■ **WORK TO BE COMPLETED**
Reproduce each line that includes the word "with".

****************************************

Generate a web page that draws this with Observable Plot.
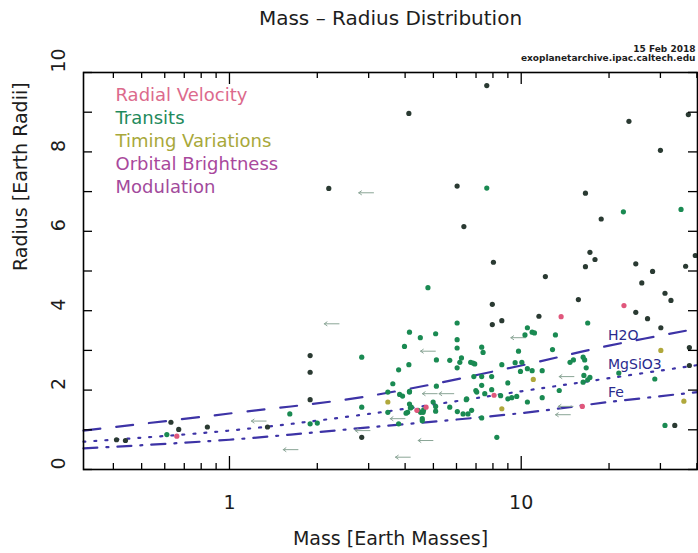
<!DOCTYPE html>
<html>
<head>
<meta charset="utf-8">
<script src="https://cdn.jsdelivr.net/npm/d3@7"></script>
<script src="https://cdn.jsdelivr.net/npm/@observablehq/plot@0.6"></script>
<style>
  body { margin: 0; background: #fff; }
  svg { font-family: "DejaVu Sans", sans-serif; }
</style>
</head>
<body>
<div id="chart"></div>
<script>
// Planets with measured mass [Earth masses] and radius [Earth radii], by discovery method
const transits = [
  [7.62,7.09],[35.3,6.55],[22.4,6.49],[4.79,4.58],[6.03,3.69],[16.9,3.69],[10.5,3.57],[10.9,3.46],
  [11.1,3.44],[10.3,3.39],[4.14,3.46],[4.51,3.32],[5.09,3.42],[6.03,3.27],[6.03,3.06],[7.32,3.08],
  [7.4,2.95],[3.98,3.10],[13.1,3.39],[2.84,2.83],[9.79,2.98],[12.8,3.02],[5.69,2.75],[6.24,2.81],
  [6.16,2.70],[6.71,2.70],[6.93,2.66],[6.03,2.56],[5.12,2.76],[4.12,2.64],[3.80,2.51],[3.63,2.16],
  [3.49,1.95],[3.83,1.89],[3.92,1.85],[4.14,1.95],[9.53,2.69],[10.05,2.70],[8.58,2.64],[10.5,2.54],
  [10.9,2.49],[11.8,2.49],[9.94,2.47],[9.0,2.18],[7.92,2.34],[7.32,2.34],[6.88,2.34],[6.84,2.68],
  [7.32,2.12],[7.92,2.01],[8.5,1.86],[9.0,1.78],[9.28,1.81],[9.65,1.84],[10.5,1.70],[11.8,1.81],
  [7.04,1.95],[6.5,1.78],[6.99,1.99],[7.5,1.91],[5.12,2.10],[4.14,1.97],[14.7,2.70],[15.1,2.76],
  [16.3,2.83],[16.5,2.76],[16.7,2.56],[16.4,2.37],[16.9,2.26],[16.3,2.20],[17.2,2.32],[13.5,1.99],
  [21.6,2.43],[28.7,2.28],[31.1,1.11],[7.32,1.30],[8.25,0.81],[2.84,1.57],[3.49,1.44],[4.17,1.55],
  [4.08,1.44],[4.52,1.44],[4.61,1.44],[4.58,1.28],[4.58,1.23],[4.99,1.70],[5.09,1.59],[5.09,1.47],
  [5.69,1.57],[6.04,1.46],[6.32,1.40],[6.57,1.40],[6.76,1.49],[6.48,1.76],[4.14,1.65],[4.2,1.57],
  [4.03,1.42],[4.43,1.49],[4.63,1.50],[3.80,1.15],[1.89,1.15],[2.0,1.17],[1.61,1.40],[0.61,0.88]
];
const transitsDark = [
  [7.62,9.67],[4.12,8.97],[23.4,8.77],[37.4,8.94],[30.0,8.04],[6.03,7.14],[2.19,7.08],[16.6,6.96],
  [18.8,6.31],[6.36,6.12],[17.2,5.47],[17.9,5.29],[39.5,5.39],[8.03,5.22],[16.6,5.11],[24.7,5.18],
  [28.2,4.99],[36.6,5.12],[12.1,4.86],[25.9,4.70],[31.1,4.44],[32.6,4.26],[15.7,4.28],[7.96,4.16],
  [24.7,3.96],[11.5,3.86],[27.1,3.80],[7.96,3.65],[8.58,3.75],[30.1,3.57],[37.7,3.07],[37.7,2.62],
  [33.6,1.11],[1.89,2.87],[1.89,2.45],[1.89,1.76],[2.84,0.81],[1.35,1.07],[0.63,1.19],[0.67,1.01],
  [0.84,1.07],[0.41,0.75],[0.44,0.73]
];
const radialVelocity = [[22.5,4.13],[13.7,3.85],[8.07,1.87],[4.39,1.49],[4.72,1.57],[16.2,1.59],[0.66,0.84]];
const timingVariations = [[11.0,2.27],[8.58,1.53],[3.49,1.70],[30.1,3.0],[36.1,1.72]];
// Mass upper limits
const upperLimits = [
  [2.94,6.97],[2.24,3.67],[1.26,1.22],[1.62,0.50],[2.86,0.98],[9.77,3.32],[4.79,2.98],[14.3,2.34],
  [14.2,1.59],[13.9,1.38],[4.70,0.73],[3.93,0.31],[3.77,1.28],[4.86,1.91],[5.54,1.91]
];

// Composition models
const modelMass = [0.316, 1, 3, 10, 20, 40.2];
const h2oRadius = [0.98, 1.41, 1.85, 2.62, 3.12, 3.55];
const mgsio3Radius = [0.70, 0.98, 1.40, 1.97, 2.30, 2.63];
const feRadius = [0.53, 0.75, 1.06, 1.42, 1.70, 1.95];
const modelNames = ["H2O", "MgSiO3", "Fe"];

// Axis ticks
const xMajorTicks = [1, 10];
const xMinorTicks = [0.4, 0.5, 0.6, 0.7, 0.8, 0.9, 2, 3, 4, 5, 6, 7, 8, 9, 20, 30, 40];
const yTicks = [0, 1, 2, 3, 4, 5, 6, 7, 8, 9, 10];
const yTickLabels = [0, 2, 4, 6, 8, 10];
const xTickLabels = [1, 10];

// Legend
const legendLabels = ["Radial Velocity", "Transits", "Timing Variations", "Orbital Brightness", "Modulation"];
const legendColors = ["#dc6a8c", "#1f8a5c", "#a8a83a", "#a9489c", "#a24a9c"];

const W = 698, H = 553;
const mL = 83, mR = 1, mT = 72, mB = 84;
const frameW = W - mL - mR, frameH = H - mT - mB;

const modelData = (radii, name) => modelMass.map((m, i) => ({mass: m, r: radii[i], name}));
const models = [modelData(h2oRadius, "H2O"), modelData(mgsio3Radius, "MgSiO3"), modelData(feRadius, "Fe")];
const modelDash = ["17,16", "2,9", "14,9,2,9"];
const modelStroke = "#3d33a6";

const textColor = "#1d1d1d";
const label = (txt, opts) => Plot.text([txt], {lineAnchor: "middle", fill: textColor, ...opts});

const chart = Plot.plot({
  width: W,
  height: H,
  marginLeft: mL,
  marginRight: mR,
  marginTop: mT,
  marginBottom: mB,
  style: {background: "#fff", fontFamily: "DejaVu Sans, sans-serif"},
  x: {type: "log", domain: [0.316, 40.2], axis: null},
  y: {domain: [0, 10], axis: null},
  marks: [
    // composition curves
    ...models.map((d, i) => Plot.line(d, {
      x: "mass", y: "r", stroke: modelStroke, strokeWidth: 2.2,
      strokeDasharray: modelDash[i], curve: "catmull-rom"
    })),
    ...models.map((d, i) => Plot.text([d[4]], {
      x: "mass", y: "r", text: () => modelNames[i], textAnchor: "start",
      dx: -1, dy: [-10, -14, -9][i], fill: "#2b2b8e", fontSize: 14
    })),
    // upper limits in mass
    Plot.arrow(upperLimits, {
      x1: d => d[0] * 1.06, x2: d => d[0] / 1.06, y: d => d[1],
      stroke: "#8aa596", strokeWidth: 1, headLength: 5, headAngle: 70
    }),
    // planets
    Plot.dot(transitsDark, {x: d => d[0], y: d => d[1], r: 2.6, fill: "#2a3a32"}),
    Plot.dot(transits, {x: d => d[0], y: d => d[1], r: 2.6, fill: "#1a8a52"}),
    Plot.dot(radialVelocity, {x: d => d[0], y: d => d[1], r: 2.6, fill: "#e0577c"}),
    Plot.dot(timingVariations, {x: d => d[0], y: d => d[1], r: 2.6, fill: "#b0a83c"}),
    // inward ticks on all four sides
    Plot.tickX(xMajorTicks, {x: d => d, insetTop: frameH - 13, stroke: "#000", strokeWidth: 1.3}),
    Plot.tickX(xMinorTicks, {x: d => d, insetTop: frameH - 6, stroke: "#000", strokeWidth: 1.3}),
    Plot.tickX(xMajorTicks, {x: d => d, insetBottom: frameH - 12, stroke: "#000", strokeWidth: 1.3}),
    Plot.tickX(xMinorTicks, {x: d => d, insetBottom: frameH - 6, stroke: "#000", strokeWidth: 1.3}),
    Plot.tickY(yTicks, {y: d => d, insetRight: frameW - 9, stroke: "#000", strokeWidth: 1.3}),
    Plot.tickY(yTicks, {y: d => d, insetLeft: frameW - 9, stroke: "#000", strokeWidth: 1.3}),
    Plot.frame({stroke: "#000", strokeWidth: 1.6}),
    // tick labels
    Plot.text(xTickLabels, {x: d => d, text: d => String(d), frameAnchor: "bottom", lineAnchor: "middle", dy: 33, fontSize: 19, fill: textColor}),
    Plot.text(yTickLabels, {y: d => d, text: d => String(d), frameAnchor: "left", lineAnchor: "middle", dx: -25, rotate: -90, fontSize: 19, fill: textColor}),
    // axis titles
    label("Mass [Earth Masses]", {frameAnchor: "bottom", dy: 69, fontSize: 19}),
    label("Radius [Earth Radii]", {frameAnchor: "left", dx: -63, rotate: -90, fontSize: 19}),
    // title and source
    label("Mass – Radius Distribution", {frameAnchor: "top", dy: -54, fontSize: 20}),
    label("15 Feb 2018", {frameAnchor: "top-right", dx: -2, dy: -23, textAnchor: "end", fontSize: 9, fontWeight: "bold"}),
    label("exoplanetarchive.ipac.caltech.edu", {frameAnchor: "top-right", dx: -2, dy: -14, textAnchor: "end", fontSize: 9, fontWeight: "bold"}),
    // legend
    ...legendLabels.map((txt, i) => label(txt, {
      frameAnchor: "top-left", dx: 32, dy: 23 * (i + 1), textAnchor: "start",
      fontSize: 18, fill: legendColors[i]
    }))
  ]
});

document.getElementById("chart").append(chart);
</script>
</body>
</html>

****************************************

■ **REPLY TO THE TASK**
Generate a web page that draws this with Observable Plot.
// Planets with measured mass [Earth masses] and radius [Earth radii], by discovery method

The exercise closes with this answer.